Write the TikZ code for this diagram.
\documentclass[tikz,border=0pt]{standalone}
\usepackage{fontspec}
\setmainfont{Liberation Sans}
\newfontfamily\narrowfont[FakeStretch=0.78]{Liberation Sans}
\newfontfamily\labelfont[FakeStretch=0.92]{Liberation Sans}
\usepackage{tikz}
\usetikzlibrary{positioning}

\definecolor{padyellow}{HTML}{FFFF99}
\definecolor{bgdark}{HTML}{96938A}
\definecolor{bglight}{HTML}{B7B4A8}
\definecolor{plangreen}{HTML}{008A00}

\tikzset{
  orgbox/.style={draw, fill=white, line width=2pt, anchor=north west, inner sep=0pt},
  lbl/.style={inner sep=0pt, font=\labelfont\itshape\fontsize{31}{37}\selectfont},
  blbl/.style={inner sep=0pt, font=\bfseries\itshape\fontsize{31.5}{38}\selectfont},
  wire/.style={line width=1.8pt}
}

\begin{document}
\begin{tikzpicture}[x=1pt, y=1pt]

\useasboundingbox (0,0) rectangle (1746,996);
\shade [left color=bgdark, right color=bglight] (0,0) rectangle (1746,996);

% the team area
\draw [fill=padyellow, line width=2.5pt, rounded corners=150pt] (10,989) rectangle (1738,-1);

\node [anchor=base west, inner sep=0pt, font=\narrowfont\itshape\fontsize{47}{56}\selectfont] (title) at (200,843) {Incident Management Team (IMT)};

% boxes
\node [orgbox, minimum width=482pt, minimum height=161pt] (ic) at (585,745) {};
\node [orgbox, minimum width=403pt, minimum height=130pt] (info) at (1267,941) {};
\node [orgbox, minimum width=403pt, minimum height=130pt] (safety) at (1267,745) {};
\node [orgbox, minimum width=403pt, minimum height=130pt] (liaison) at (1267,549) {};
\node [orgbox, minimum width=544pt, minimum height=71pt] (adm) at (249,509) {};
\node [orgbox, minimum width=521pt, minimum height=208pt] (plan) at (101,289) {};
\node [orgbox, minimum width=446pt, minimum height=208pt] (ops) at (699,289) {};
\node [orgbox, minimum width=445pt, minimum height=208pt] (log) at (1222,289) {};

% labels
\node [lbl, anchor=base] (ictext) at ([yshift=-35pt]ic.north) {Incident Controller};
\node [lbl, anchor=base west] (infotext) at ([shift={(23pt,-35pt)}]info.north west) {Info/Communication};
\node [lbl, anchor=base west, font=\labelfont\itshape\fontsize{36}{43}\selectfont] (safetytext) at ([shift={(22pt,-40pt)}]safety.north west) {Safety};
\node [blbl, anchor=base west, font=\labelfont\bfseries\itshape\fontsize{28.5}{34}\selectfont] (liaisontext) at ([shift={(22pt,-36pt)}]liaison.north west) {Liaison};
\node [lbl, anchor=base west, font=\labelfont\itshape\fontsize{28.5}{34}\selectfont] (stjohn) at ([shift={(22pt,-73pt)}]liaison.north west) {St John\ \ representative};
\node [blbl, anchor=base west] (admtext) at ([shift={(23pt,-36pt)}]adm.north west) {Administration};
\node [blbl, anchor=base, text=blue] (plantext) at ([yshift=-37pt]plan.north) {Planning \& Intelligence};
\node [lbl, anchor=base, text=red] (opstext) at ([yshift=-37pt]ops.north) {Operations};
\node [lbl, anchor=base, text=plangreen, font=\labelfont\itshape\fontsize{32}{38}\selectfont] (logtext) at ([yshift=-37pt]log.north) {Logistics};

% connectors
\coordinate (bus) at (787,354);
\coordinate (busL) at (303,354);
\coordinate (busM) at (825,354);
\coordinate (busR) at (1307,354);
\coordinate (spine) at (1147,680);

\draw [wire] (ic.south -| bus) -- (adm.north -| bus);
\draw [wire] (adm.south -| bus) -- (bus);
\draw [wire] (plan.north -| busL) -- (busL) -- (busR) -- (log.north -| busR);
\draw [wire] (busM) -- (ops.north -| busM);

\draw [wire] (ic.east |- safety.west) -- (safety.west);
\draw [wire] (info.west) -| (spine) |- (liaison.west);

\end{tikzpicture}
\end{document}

WHAT TO DO:
Quote each line of the listing above exactly.

WRITTEN ANSWER:
Write the TikZ code for this diagram.
\documentclass[tikz,border=0pt]{standalone}
\usepackage{fontspec}
\setmainfont{Liberation Sans}
\newfontfamily\narrowfont[FakeStretch=0.78]{Liberation Sans}
\newfontfamily\labelfont[FakeStretch=0.92]{Liberation Sans}
\usepackage{tikz}
\usetikzlibrary{positioning}

\definecolor{padyellow}{HTML}{FFFF99}
\definecolor{bgdark}{HTML}{96938A}
\definecolor{bglight}{HTML}{B7B4A8}
\definecolor{plangreen}{HTML}{008A00}

\tikzset{
  orgbox/.style={draw, fill=white, line width=2pt, anchor=north west, inner sep=0pt},
  lbl/.style={inner sep=0pt, font=\labelfont\itshape\fontsize{31}{37}\selectfont},
  blbl/.style={inner sep=0pt, font=\bfseries\itshape\fontsize{31.5}{38}\selectfont},
  wire/.style={line width=1.8pt}
}

\begin{document}
\begin{tikzpicture}[x=1pt, y=1pt]

\useasboundingbox (0,0) rectangle (1746,996);
\shade [left color=bgdark, right color=bglight] (0,0) rectangle (1746,996);

% the team area
\draw [fill=padyellow, line width=2.5pt, rounded corners=150pt] (10,989) rectangle (1738,-1);

\node [anchor=base west, inner sep=0pt, font=\narrowfont\itshape\fontsize{47}{56}\selectfont] (title) at (200,843) {Incident Management Team (IMT)};

% boxes
\node [orgbox, minimum width=482pt, minimum height=161pt] (ic) at (585,745) {};
\node [orgbox, minimum width=403pt, minimum height=130pt] (info) at (1267,941) {};
\node [orgbox, minimum width=403pt, minimum height=130pt] (safety) at (1267,745) {};
\node [orgbox, minimum width=403pt, minimum height=130pt] (liaison) at (1267,549) {};
\node [orgbox, minimum width=544pt, minimum height=71pt] (adm) at (249,509) {};
\node [orgbox, minimum width=521pt, minimum height=208pt] (plan) at (101,289) {};
\node [orgbox, minimum width=446pt, minimum height=208pt] (ops) at (699,289) {};
\node [orgbox, minimum width=445pt, minimum height=208pt] (log) at (1222,289) {};

% labels
\node [lbl, anchor=base] (ictext) at ([yshift=-35pt]ic.north) {Incident Controller};
\node [lbl, anchor=base west] (infotext) at ([shift={(23pt,-35pt)}]info.north west) {Info/Communication};
\node [lbl, anchor=base west, font=\labelfont\itshape\fontsize{36}{43}\selectfont] (safetytext) at ([shift={(22pt,-40pt)}]safety.north west) {Safety};
\node [blbl, anchor=base west, font=\labelfont\bfseries\itshape\fontsize{28.5}{34}\selectfont] (liaisontext) at ([shift={(22pt,-36pt)}]liaison.north west) {Liaison};
\node [lbl, anchor=base west, font=\labelfont\itshape\fontsize{28.5}{34}\selectfont] (stjohn) at ([shift={(22pt,-73pt)}]liaison.north west) {St John\ \ representative};
\node [blbl, anchor=base west] (admtext) at ([shift={(23pt,-36pt)}]adm.north west) {Administration};
\node [blbl, anchor=base, text=blue] (plantext) at ([yshift=-37pt]plan.north) {Planning \& Intelligence};
\node [lbl, anchor=base, text=red] (opstext) at ([yshift=-37pt]ops.north) {Operations};
\node [lbl, anchor=base, text=plangreen, font=\labelfont\itshape\fontsize{32}{38}\selectfont] (logtext) at ([yshift=-37pt]log.north) {Logistics};

% connectors
\coordinate (bus) at (787,354);
\coordinate (busL) at (303,354);
\coordinate (busM) at (825,354);
\coordinate (busR) at (1307,354);
\coordinate (spine) at (1147,680);

\draw [wire] (ic.south -| bus) -- (adm.north -| bus);
\draw [wire] (adm.south -| bus) -- (bus);
\draw [wire] (plan.north -| busL) -- (busL) -- (busR) -- (log.north -| busR);
\draw [wire] (busM) -- (ops.north -| busM);

\draw [wire] (ic.east |- safety.west) -- (safety.west);
\draw [wire] (info.west) -| (spine) |- (liaison.west);

\end{tikzpicture}
\end{document}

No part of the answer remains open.